Boni, Lega al contrattacco: non ci sono soldi in più Sospetti sul testimone

Il vertice in via Bellerio passa al setaccio i conti e rinnova la fiducia a Boni: "Nessuna intercettazione su di lui. E se Ugliola millantava?"

Boni, Lega al contrattacco:  non ci sono soldi in più  Sospetti sul testimone

Due ore di stato maggiore leghista per ascoltare Davide Boni insieme al suo capo staff Dario Ghezzi e decidere che linea seguire sull’ultima «grana padana». Il presidente del Consiglio regionale lombardo rimette nelle mani del capo e dei colonnelli presenti al completo (da Maroni a Calderoli a Cota e Castelli) il suo mandato, ma nessuno gli chiede di sospendersi. Anzi i vertici padani si sono convinti, dopo una scrupolosa analisi dei conti del partito (cui, secondo le accuse dei pm, sarebbero state destinate le tangenti) che si tratti di un caso da manuale di «millantato credito», e cioè che l’architetto Michele Ugliola (indagato), principale fonte dei magistrati milanesi insieme al cognato Gilberto Leuci (indagato anche lui), abbia millantato una stretta conoscenza con l’ex assessore regionale al Territorio solo per incassare le mazzette. In via Bellerio, fin dalle 10 del mattino, i capi leghisti hanno «audito» sia Boni che Ghezzi, mentre la contabilità delle segreterie provinciale e nazionali è stata analizzata a fondo, alla ricerca di quel famoso milione di euro che, stando alle convinzioni dei magistrati, sarebbero passati dagli imprenditori alle casse della Lega, attraverso vari intermediari.
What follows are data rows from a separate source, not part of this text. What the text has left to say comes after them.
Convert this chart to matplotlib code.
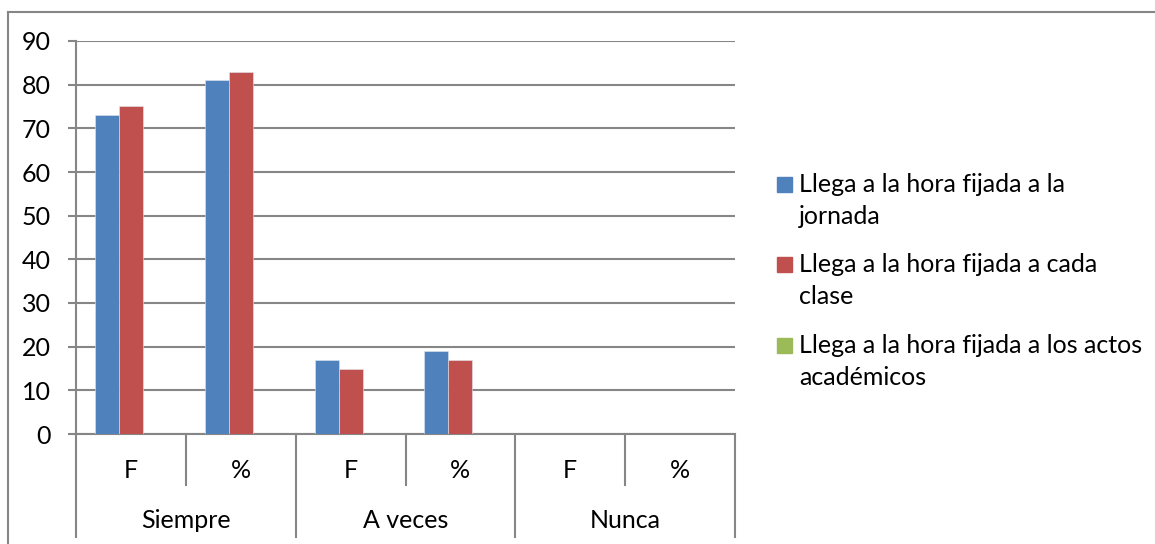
import matplotlib
matplotlib.use("Agg")
import matplotlib.pyplot as plt
import matplotlib.transforms as mtransforms
from matplotlib.patches import Rectangle
from matplotlib.lines import Line2D
import numpy as np

plt.rcParams['font.family'] = ['Lato', 'DejaVu Sans']

groups = ["Siempre", "A veces", "Nunca"]
subcats = ["F", "%", "F", "%", "F", "%"]
series_lines = [["Llega a la hora fijada a la", "jornada"],
                ["Llega a la hora fijada a cada", "clase"],
                ["Llega a la hora fijada a los actos", "académicos"]]
jornada = [73, 81, 17, 19, 0, 0]
clase = [75, 83, 15, 17, 0, 0]
actos = [0, 0, 0, 0, 0, 0]
colors = ["#4F81BD", "#C0504D", "#9BBB59"]
yticks = [0, 10, 20, 30, 40, 50, 60, 70, 80, 90]

FS = 18
W, H = 1155, 544
fig = plt.figure(figsize=(W / 100, H / 100), dpi=100)
fig.patch.set_facecolor("white")

def fx(px):
    return px / W

def fy(py):
    return 1 - py / H

ax_l, ax_r, ax_t, ax_b = 76, 735, 41, 434
ax = fig.add_axes([fx(ax_l), fy(ax_b), fx(ax_r - ax_l), (ax_b - ax_t) / H])

grid_c = "#868686"
x = np.arange(len(subcats))
bw = 24 / 110
for i, (vals, c) in enumerate(zip([jornada, clase, actos], colors)):
    ax.bar(x + (i - 1) * bw, vals, width=bw, color=c, edgecolor="#dfe6ef",
           linewidth=0.4, zorder=3)

ax.set_xlim(-0.5, len(subcats) - 0.5)
ax.set_ylim(0, 90)
ax.set_yticks(yticks)
ax.yaxis.grid(True, color=grid_c, linewidth=1.5, zorder=0)
ax.set_axisbelow(True)
for s in ["top", "right"]:
    ax.spines[s].set_visible(False)
ax.spines["left"].set_color(grid_c)
ax.spines["left"].set_linewidth(1.5)
ax.spines["bottom"].set_color(grid_c)
ax.spines["bottom"].set_linewidth(1.5)
ax.tick_params(axis="y", length=6, width=1.5, color=grid_c, pad=12, labelsize=FS)
ax.set_xticks([])
for t in ax.get_yticklabels():
    t.set_color("black")

# multi-level category axis
trans = mtransforms.blended_transform_factory(ax.transData, ax.transAxes)
def ay(py):
    return -(py - ax_b) / (ax_b - ax_t)
for k in range(len(subcats) + 1):
    xb = k - 0.5
    y_end = ay(537) if k % 2 == 0 else ay(485)
    ax.add_line(Line2D([xb, xb], [0, y_end], transform=trans, color=grid_c,
                       linewidth=1.5, clip_on=False))
for k, s in enumerate(subcats):
    ax.text(k, ay(470), s, transform=trans, ha="center", va="center", fontsize=FS)
for g, name in enumerate(groups):
    ax.text(2 * g + 0.5, ay(521), name, transform=trans, ha="center", va="center",
            fontsize=FS)

# outer chart border (left and top visible)
fig.add_artist(Line2D([fx(8), fx(8)], [fy(12), fy(H + 5)], transform=fig.transFigure,
                      color=grid_c, linewidth=1.5))
fig.add_artist(Line2D([fx(8), fx(W + 5)], [fy(12), fy(12)], transform=fig.transFigure,
                      color=grid_c, linewidth=1.5))

# legend
leg_base = [192, 272, 353]
for lines, c, yb in zip(series_lines, colors, leg_base):
    fig.add_artist(Rectangle((fx(777), fy(yb)), fx(15), 15 / H,
                             transform=fig.transFigure, color=c))
    for j, ln in enumerate(lines):
        fig.text(fx(799), fy(yb + 32 * j), ln, ha="left", va="baseline", fontsize=FS)

fig.savefig("out.png", dpi=100)
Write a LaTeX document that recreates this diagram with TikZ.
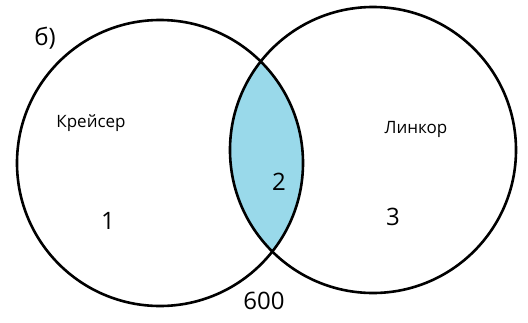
\documentclass[tikz,border=0pt]{standalone}
\usepackage{fontspec}
\setmainfont{Open Sans}
\definecolor{lensblue}{RGB}{153,217,234}
\begin{document}
\begin{tikzpicture}[x=1pt,y=-1pt,
  ring/.style={circle,draw=black,line width=2.6pt,minimum size=286pt,inner sep=0pt},
  bigtext/.style={font=\fontsize{24}{28}\selectfont,text=black},
  settext/.style={font=\fontsize{17}{20}\selectfont,text=black}]
\useasboundingbox (0,0) rectangle (528,322);
\begin{scope}
  \clip (160,163) circle (143);
  \fill[lensblue] (373,150) circle (143);
\end{scope}
\node[ring] (L) at (160,163) {};
\node[ring] (R) at (373,150) {};
\node[bigtext] (lbl) at (45,38) {б)};
\node[settext] (kr) at (91,123) {Крейсер};
\node[settext] (li) at (416,129) {Линкор};
\node[bigtext] (n1) at (108,221) {1};
\node[bigtext] (n2) at (279,182) {2};
\node[bigtext] (n3) at (393,217) {3};
\node[bigtext] (n600) at (264,301) {600};
\end{tikzpicture}
\end{document}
Ma di quei soldi non c’è la minima traccia nella contabilità della Lega, «e un milione di euro se entra te ne accorgi» commentano da via Bellerio. È stato il comitato amministrativo del Carroccio, composto da Castelli, il senatore Stiffoni e il tesoriere Belsito, a indagare nei rivoli finanziari del partito, «ed è stato appurato - scrive la segreteria federale in una nota diffusa dopo il vertice - che nel periodo dal 2005 al 2010, nell’elenco delle oblazioni volontarie ricevute a bilancio, da società o da privati, non figura nessuno dei nominativi emersi in questi giorni nelle varie indiscrezioni apparse sugli organi di stampa. Da questa verifica è dimostrato che la Lega Nord è completamente estranea a qualsiasi tipo di illazione al riguardo».

Quindi il partito fa quadrato attorno a Boni, cui la segreteria politica federale conferma «la piena fiducia» con l’invito «a proseguire nel suo mandato». Le spiegazioni del «barbaro sognante» (cioè maroniano, molto apprezzato anche da Bossi) Davide Boni hanno convinto. Del resto - hanno osservato alcuni colonnelli - se i pm avessero delle prove in mano sarebbe già scattata la custodia cautelare, per evitare l’inquinamento delle prove. E poi, come mai non è uscita mezza riga di intercettazione, neppure una frase attribuita direttamente a Boni, ma solamente episodi riferiti da Ugliola? È un testimone così attendibile, al punto da indagare una carica così alta di una Regione e terremotare la politica lombarda? Ecco, i leghisti dubitano seriamente delle fondamenta dell’indagine del procuratore Robledo, e proprio questo potrebbe segnare un riavvicinamento col Pdl (i pm hanno parlato di un «sistema Lega-Pdl»), notoriamente critico verso la magistratura «politicizzata» (il segretario Pdl Alfano: «Se viene dimostrato che c’è un attacco politico alla Lega, noi dobbiamo sostenerla»).

Insomma un caso completamente diverso rispetto a quello del consigliere provinciale Marco Paoletti, indagato per le tangenti al comune di Cassano D’Adda (da cui poi è partita l’inchiesta arrivata al Pirellone), espulso dalla Lega (addirittura da socio ordinario, una radiazione a vita) senza il minimo dubbio.

Le accuse a Boni sono molto più deboli, secondo la Lega, che si sente sotto attacco politico della Procura di Milano, anche perché l’unico passaggio di soldi che i magistrati sarebbero riusciti a ricostruire più precisamente riguarda un migliaio circa di euro (mediati da Paoletti). Molto fumo, poco arrosto per ora.